Sementara itu, Robert J. Fisher, Professor of Marketing, University of Western Ontario menjelaskan, jati diri memiliki kaitan erat dengan persepsi kita akan diri sendiri. Mengingat status sebagai fan juga berpengaruh pada jati diri seseorang, maka itu berarti, kebanggaan sebagai fan akan memengaruhi bagaimana seseorang memandang diri mereka sendiri. Tak berhenti sampai di situ, mendukung sebuah tim olahraga juga bisa menjadi cara bagi seseorang untuk menunjukkan jati diri mereka pada orang lain.

"Kita selalu berusaha untuk mencari orang atau organisasi yang menunjukkan jati diri kita pada orang lain," kata Fisher. "kita ingin agar kita terlihat sebagai orang yang bisa membuat pilihan cerdas dan bangga akan keputusan itu."

Jadi, jangan heran jika Anda melihat fans sepak bola membanggakan pencapaian timnya ketika mereka baru menang. Pasalnya, hal ini dapat meningkatkan rasa bangga dari para fans. Lalu, bagaimana ketika tim kesayangan mereka kalah?

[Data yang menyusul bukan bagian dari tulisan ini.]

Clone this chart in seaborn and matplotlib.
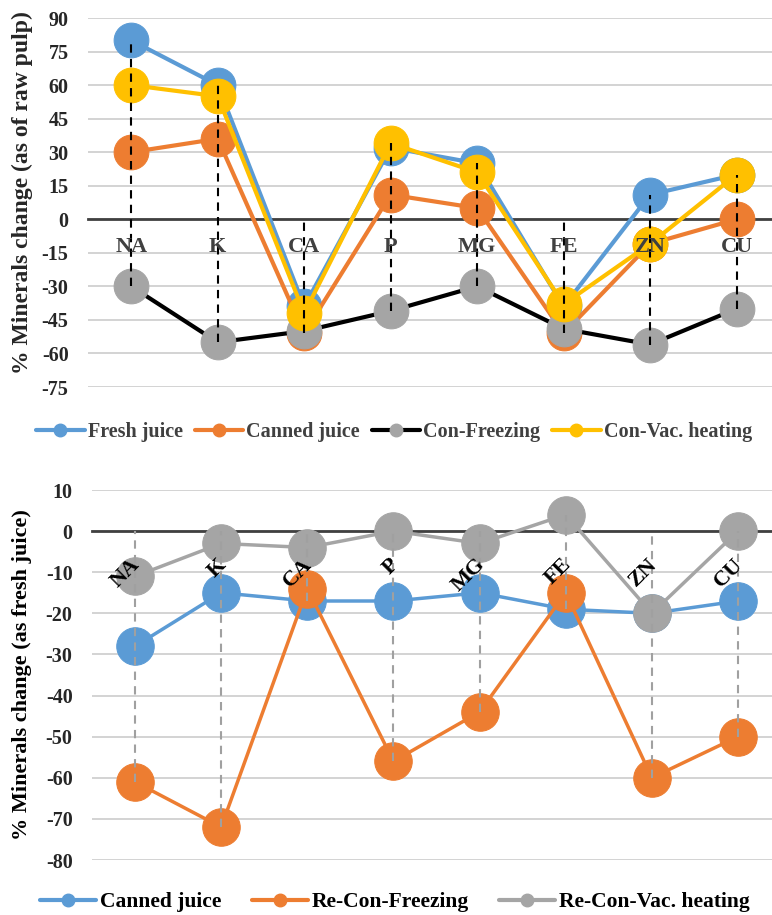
import numpy as np
import pandas as pd
import matplotlib
matplotlib.use("Agg")
import matplotlib.pyplot as plt
from matplotlib.lines import Line2D
from matplotlib.transforms import ScaledTranslation
import seaborn as sns

minerals = ["NA", "K", "CA", "P", "MG", "FE", "ZN", "CU"]

# top panel: % minerals change, as of raw pulp
fresh_juice = [80, 60, -39, 32, 25, -39, 11, 20]
canned_juice = [30, 36, -51, 11, 5, -51, -11, 0]
con_freezing = [-30, -55, -50, -41, -30, -49, -56, -40]
con_vac_heating = [60, 55, -42, 34, 21, -38, -11, 20]

# bottom panel: % minerals change, as fresh juice
canned_vs_fresh = [-28, -15, -17, -17, -15, -19, -20, -17]
re_con_freezing = [-61, -72, -14, -56, -44, -15, -60, -50]
re_con_vac_heating = [-11, -3, -4, 0, -3, 4, -20, 0]

top_series = {
    "Fresh juice": (fresh_juice, "#5B9BD5", "#5B9BD5"),
    "Canned juice": (canned_juice, "#ED7D31", "#ED7D31"),
    "Con-Freezing": (con_freezing, "#000000", "#A5A5A5"),
    "Con-Vac. heating": (con_vac_heating, "#FFC000", "#FFC000"),
}
bottom_series = {
    "Canned juice": (canned_vs_fresh, "#5B9BD5", "#5B9BD5"),
    "Re-Con-Freezing": (re_con_freezing, "#ED7D31", "#ED7D31"),
    "Re-Con-Vac. heating": (re_con_vac_heating, "#A5A5A5", "#A5A5A5"),
}

sns.set_theme(style="white")
plt.rcParams["font.family"] = ["Liberation Serif", "DejaVu Serif"]
plt.rcParams["font.weight"] = "bold"
plt.rcParams["axes.unicode_minus"] = False

W, H = 772, 915
fig = plt.figure(figsize=(W / 100, H / 100), dpi=100)


def draw_panel(ax, series, ylim, step, ms, lw, drop_color, xlim_right):
    pos = np.arange(len(minerals))
    df = pd.DataFrame({"pos": pos})
    for i, (name, (vals, lc, mc)) in enumerate(series.items()):
        df[name] = vals
        sns.lineplot(data=df, x="pos", y=name, ax=ax, color=lc, lw=lw,
                     marker="o", markersize=ms, markerfacecolor=mc,
                     markeredgecolor=mc, zorder=3 + i)
    allv = df[list(series.keys())].values
    lo = np.minimum(allv.min(axis=1), 0)
    hi = np.maximum(allv.max(axis=1), 0)
    ax.vlines(pos, lo, hi, colors=drop_color, linestyles=(0, (4, 3)),
              lw=1.5, zorder=10)
    ax.set_xlim(-0.5, xlim_right)
    ax.set_ylim(*ylim)
    ax.set_yticks(np.arange(ylim[0], ylim[1] + 1, step))
    ax.set_xticks(pos)
    ax.grid(axis="y", color="#d0d0d0", lw=1.3)
    ax.grid(axis="x", visible=False)
    ax.set_axisbelow(True)
    # category labels sit on top of the markers, as in the original
    ax.xaxis.set_zorder(20)
    for s in ["left", "right", "top"]:
        ax.spines[s].set_visible(False)
    ax.spines["bottom"].set_position(("data", 0))
    ax.spines["bottom"].set_color("#404040")
    ax.spines["bottom"].set_linewidth(2)
    ax.spines["bottom"].set_zorder(2)
    ax.set_xlabel("")
    ax.set_ylabel("")
    ax.tick_params(axis="y", length=0, pad=14, labelsize=14.5, labelcolor="#262626")
    for t in ax.get_yticklabels():
        t.set_fontweight("bold")


# top chart
ax1 = fig.add_axes([88 / W, 1 - 387 / H, 684 / W, 369 / H])
draw_panel(ax1, top_series, (-75, 90), 15, 25, 3, "#000000", 7.41)
ax1.set_xticklabels(minerals, fontweight="bold")
ax1.tick_params(axis="x", length=0, pad=13, labelsize=16, labelcolor="#404040")
fig.text(22 / W, 1 - 193 / H, "% Minerals change (as of raw pulp)", rotation=90,
         ha="center", va="center", fontsize=17, fontweight="bold", color="#262626")

h1 = [Line2D([], [], color=lc, lw=3, marker="o", markersize=9,
             markerfacecolor=mc, markeredgecolor=mc)
      for vals, lc, mc in top_series.values()]
fig.legend(h1, list(top_series.keys()), loc="center", bbox_to_anchor=(394 / W, 1 - 432 / H),
           ncol=4, frameon=False, handlelength=2.4, handletextpad=0.15,
           columnspacing=0.6, prop={"size": 14.5, "weight": "bold"}, labelcolor="#404040")

# bottom chart
ax2 = fig.add_axes([92 / W, 1 - 860 / H, 680 / W, 370 / H])
draw_panel(ax2, bottom_series, (-80, 10), 10, 27, 2.5, "#A0A0A0", 7.395)
ax2.set_xticklabels(minerals, fontweight="bold", rotation=45, ha="right",
                    rotation_mode="anchor", va="top")
ax2.tick_params(axis="x", length=0, pad=17, labelsize=16, labelcolor="#000000")
shift = ScaledTranslation(-5 / 100, 0, fig.dpi_scale_trans)
for lab in ax2.get_xticklabels():
    lab.set_transform(lab.get_transform() + shift)
fig.text(22 / W, 1 - 675 / H, "% Minerals change (as fresh juice)", rotation=90,
         ha="center", va="center", fontsize=16, fontweight="bold", color="#000000")

h2 = [Line2D([], [], color=lc, lw=3, marker="o", markersize=9,
             markerfacecolor=mc, markeredgecolor=mc)
      for vals, lc, mc in bottom_series.values()]
fig.legend(h2, list(bottom_series.keys()), loc="center", bbox_to_anchor=(395 / W, 1 - 902 / H),
           ncol=3, frameon=False, handlelength=2.6, handletextpad=0.2,
           columnspacing=1.4, prop={"size": 15.5, "weight": "bold"}, labelcolor="#000000")

fig.savefig("out.png", dpi=100)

Menariknya, fans tim olahraga juga punya cara tersendiri untuk tetap setia ketika performa timnya memburuk. Salah satu hal yang biasa terjadi adalah fans menyalahkan pihak ketiga, seperti wasit. Hal lain yang biasa terjadi adalah fans akan membanggakan prestasi lama dari tim kesayangan mereka. Namun, juga ada fans yang beralih mendukung tim lain ketika tim favorit mereka kalah.

 

Kesimpulan

Anda pasti pernah dengar ungkapan ini: cinta dan benci itu beda tipis. Memang, secara ilmiah, baik cinta dan benci memicu bagian yang sama pada otak manusia, yaitu insula dan pitamen. Dan hal inilah yang menjadi alasan mengapa rasa cinta seseorang bisa berubah menjadi benci atau sebaliknya.

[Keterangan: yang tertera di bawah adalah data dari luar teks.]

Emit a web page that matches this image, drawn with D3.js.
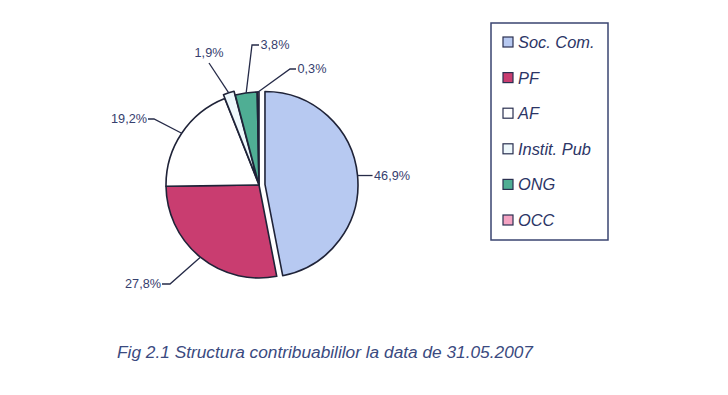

Kecintaan seseorang sebagai fan tentu berbeda dengan cinta romantis. Namun, tidak bisa dipungkiri, rasa cinta fans pada tim kesayangannya juga merupakan perasaan yang kuat. Dan, sama seperti cinta romantis yang bisa berubah menjadi kebencian, begitu juga dengan rasa cinta fans pada tim kesayangannya.